Massive foam slab acquired, it’s obvious that it has to be covered in some way. Since I blew my budget on this part already, I looked around to see what I had on hand.
Aha! The kids’ old summer camp blanket!

It’s acrylic and won’t fray, lofty, and detested both for its color, odd size, and affinity for scratchy bits of hay. It won’t be missed if it were to be cut up. So I carefully de-splintered it, washed it, and laid out the six pieces I would need (plus seam allowance). I had a lot left over, so I cut two additional panels for the front and the back, but slightly smaller. I zig-zagged them to the existing pieces, to sit inside the final assembly and provide extra cushiness.

I began assembling the six sides to make my cushion cover, but discovered that my initial concept of making a big pillow slip and sliding the foam inside would not work. The grabby nature of both the foam and the pink fabric preclude that. Instead I assembled it “coffin style” – with the three edges of one of the long sides to be sewn by hand, instead of with the smaller end piece being stitched last. Here you see assembly and the final product. The pink stuff turned out to be very stretchy and unruly, and I ended up having to use more tension than I thought to get the cover fitted as closely as I could. The curved upholsterer’s needle helped a lot.

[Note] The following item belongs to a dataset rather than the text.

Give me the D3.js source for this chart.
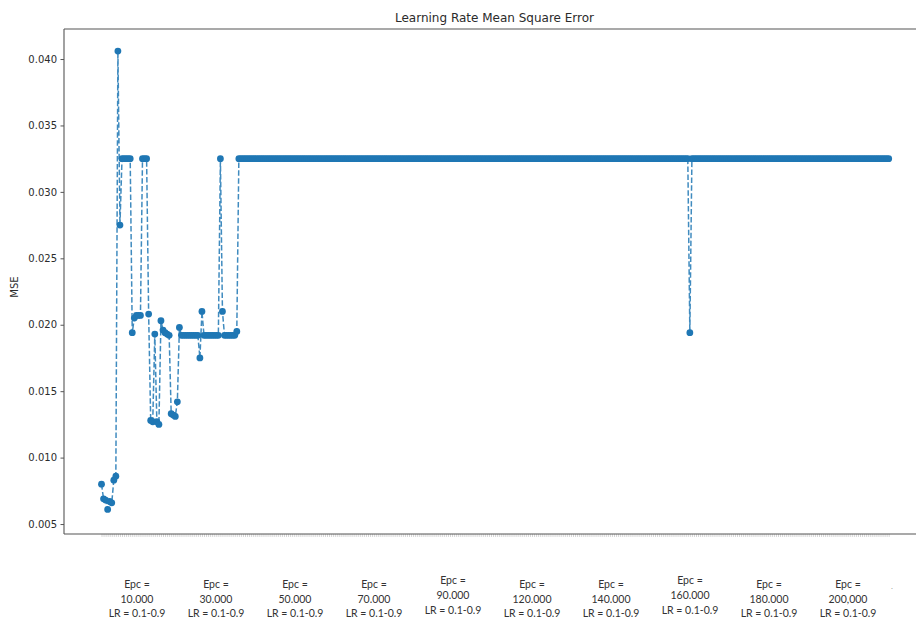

Now that the thing is (rather lumpily) assembled, I have final measurements of foam plus pink padding. I will use those to cut a “modesty panel” of black fabric for each of the sides. Then I will hand-sew those to the back of each of the cushion faces. I hope that the fabric will provide a bit of stability for the stretchy crochet and help keep it from rotating around the inner bolster, as well as keeping the egregious pepto-bismol pink from showing through the natural gaps in the crochet.
After that is assembling those six crocheted sides into the final outer cover using knit-on I-Cord to simulate piping, inserting a zipper in one end of the thing so the cover can be taken off for laundering, and finally clothing my massive but naked cushion with its eyeball-festooned sweater. We’ve come a long way since Eyeball Day 1, back in early October.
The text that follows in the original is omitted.